Roberto Bolaño's vast and fantastic novel, The Savage Detectives, is the story of one poet, or two, or many. In what first appears to be a single artist's coming-of-age story, dozens of vividly realized characters—poets, former poets, and non-poets—end up taking the stage. But crowded as the novel gets, it's more than anything an account of absence and exile. The people its stories are about always seem to be somewhere else, if you can find them at all.

The book begins as the diary of one poet, Juan García Madero, a likeable teenager who neglects his law studies in Mexico City in the fall of 1975 for a life of writing, reading, conversation, and sex. Off-handedly, he is accepted into the ranks of the "visceral realists," a poetic movement of unclear aims and uncertain membership led by Ulises Lima and Arturo Belano, whom he hardly sees again until two months later when he finds himself headed for the desert in a borrowed Chevrolet Impala with Lima, Belano, and a prostitute in distress.

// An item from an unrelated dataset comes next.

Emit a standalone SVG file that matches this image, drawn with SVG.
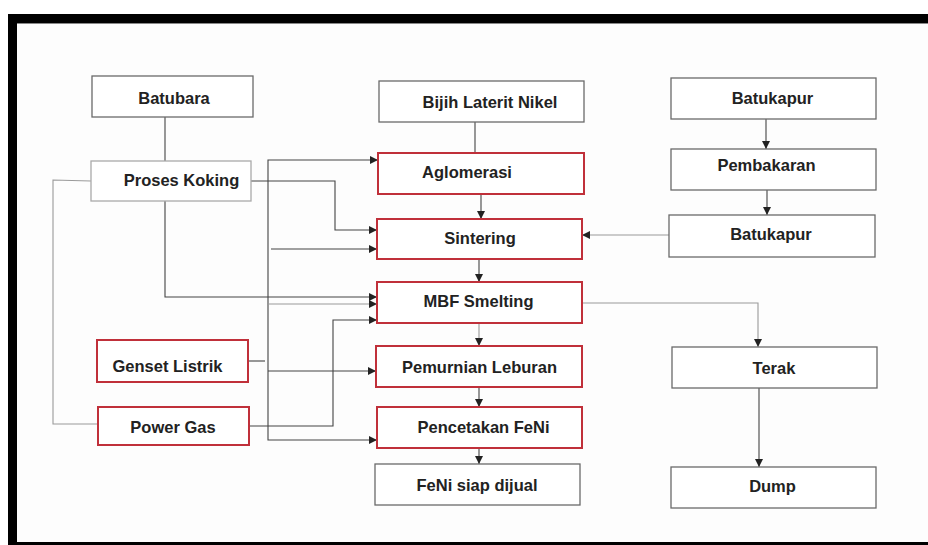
<svg xmlns="http://www.w3.org/2000/svg" width="928" height="545" viewBox="0 0 928 545">
<style>
.box{fill:#fff;stroke:#6a6a6a;stroke-width:1.3}
.red{fill:#fff;stroke:#c0303a;stroke-width:2}
.t{font-family:"Liberation Sans",Arial,sans-serif;font-weight:bold;font-size:16.5px;fill:#222;text-anchor:middle}
.c{fill:none;stroke:#444;stroke-width:1.1}
.cl{fill:none;stroke:#9a9a9a;stroke-width:1.1}
</style>
<defs>
<marker id="ah" viewBox="0 0 10 10" refX="10" refY="5" markerWidth="8" markerHeight="8" markerUnits="userSpaceOnUse" orient="auto-start-reverse">
<path d="M0,0 L10,5 L0,10 z" fill="#222"/>
</marker>
</defs>
<rect x="0" y="0" width="928" height="545" fill="#fff"/>
<rect x="8" y="14" width="930" height="540" fill="#000"/>
<rect x="17" y="23" width="920" height="519" fill="#fdfdfd"/>
<line x1="17" y1="23.5" x2="928" y2="23.5" stroke="#888" stroke-width="1"/>

<g id="connectors">
<path class="c" d="M165,117 V161"/>
<path class="c" d="M475,122 V153"/>
<path class="c" d="M481,194 V219" marker-end="url(#ah)"/>
<path class="c" d="M479,259 V282" marker-end="url(#ah)"/>
<path class="cl" d="M479,323 V346" marker-end="url(#ah)"/>
<path class="c" d="M479,387 V407" marker-end="url(#ah)"/>
<path class="c" d="M479,448 V464" marker-end="url(#ah)"/>
<path class="c" d="M766,119 V149" marker-end="url(#ah)"/>
<path class="c" d="M767,190 V215" marker-end="url(#ah)"/>
<path class="cl" d="M669,235 H582" marker-end="url(#ah)"/>
<path class="cl" d="M582,303 H758 V347" marker-end="url(#ah)"/>
<path class="c" d="M759,388 V467" marker-end="url(#ah)"/>
<path class="cl" d="M91,181 L53,180 V424 H98"/>
<path class="c" d="M251,181 H335 V230 H377" marker-end="url(#ah)"/>
<path class="c" d="M165,201 V297 H377" marker-end="url(#ah)"/>
<path class="c" d="M378,160 H268 V440 H377" marker-start="url(#ah)" marker-end="url(#ah)"/>
<path class="c" d="M271,249 H377" marker-end="url(#ah)"/>
<path class="cl" d="M268,304 H377" marker-end="url(#ah)"/>
<path class="c" d="M268,371 H376" marker-end="url(#ah)"/>
<path class="c" d="M248,361 H265"/>
<path class="c" d="M249,426 H333 V320 H377" marker-end="url(#ah)"/>
</g>

<g id="batubara"><rect class="box" x="92" y="76" width="161" height="41"/><text class="t" x="174" y="104">Batubara</text></g>
<g id="proses-koking"><rect class="box" x="91" y="161" width="160" height="40" style="stroke:#aaa"/><text class="t" x="181.5" y="186">Proses Koking</text></g>
<g id="bijih"><rect class="box" x="379" y="81" width="205" height="41"/><text class="t" x="490" y="108">Bijih Laterit Nikel</text></g>
<g id="aglomerasi"><rect class="red" x="378" y="153" width="206" height="41"/><text class="t" x="467" y="178">Aglomerasi</text></g>
<g id="sintering"><rect class="red" x="377" y="219" width="205" height="40"/><text class="t" x="480" y="244">Sintering</text></g>
<g id="mbf"><rect class="red" x="377" y="282" width="205" height="41"/><text class="t" x="478.5" y="307">MBF Smelting</text></g>
<g id="pemurnian"><rect class="red" x="376" y="346" width="206" height="41"/><text class="t" x="479.5" y="373">Pemurnian Leburan</text></g>
<g id="pencetakan"><rect class="red" x="377" y="407" width="205" height="41"/><text class="t" x="483.5" y="433">Pencetakan FeNi</text></g>
<g id="feni"><rect class="box" x="375" y="464" width="205" height="41"/><text class="t" x="477" y="491">FeNi siap dijual</text></g>
<g id="genset"><rect class="red" x="97" y="340" width="151" height="42"/><text class="t" x="167.5" y="372">Genset Listrik</text></g>
<g id="power-gas"><rect class="red" x="98" y="407" width="151" height="38"/><text class="t" x="173" y="433">Power Gas</text></g>
<g id="batukapur1"><rect class="box" x="671" y="78" width="205" height="41"/><text class="t" x="772.5" y="104">Batukapur</text></g>
<g id="pembakaran"><rect class="box" x="671" y="149" width="205" height="41"/><text class="t" x="766.5" y="171">Pembakaran</text></g>
<g id="batukapur2"><rect class="box" x="669" y="215" width="206" height="42"/><text class="t" x="771" y="240">Batukapur</text></g>
<g id="terak"><rect class="box" x="672" y="347" width="205" height="41"/><text class="t" x="774" y="374">Terak</text></g>
<g id="dump"><rect class="box" x="671" y="467" width="205" height="41"/><text class="t" x="772.5" y="492">Dump</text></g>
</svg>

Then, abruptly, the diary and García Madero are gone, replaced by an oral history. Through decades of interviews with nearly everyone but the two poets themselves, we track the elliptical paths of Lima and Belano through Mexico, Chile, Spain, Liberia, Israel, Italy, etc. Finally the novel returns, almost at its end, to the diary, as the Impala crosses back and forth over the Sonoran Desert.

As much as the novel is constructed around a search for Lima and Belano, the poet I found myself missing most in the story was the one who, at times, is the most present. García Madero is an immensely charming companion, fresh and open to experience, untutored but able to learn, and I spent much of the middle section of the book wishing he were there (as I think I was supposed to). The saddest lines are the ones spoken, 20 years after the events in the diary, by the world's only scholar of visceral realism: "Juan García Madero?" he says. "No, the name doesn't ring a bell. He never belonged to the group." The saddest, but also the most tantalizing story in this book is where to be a poet is to disappear.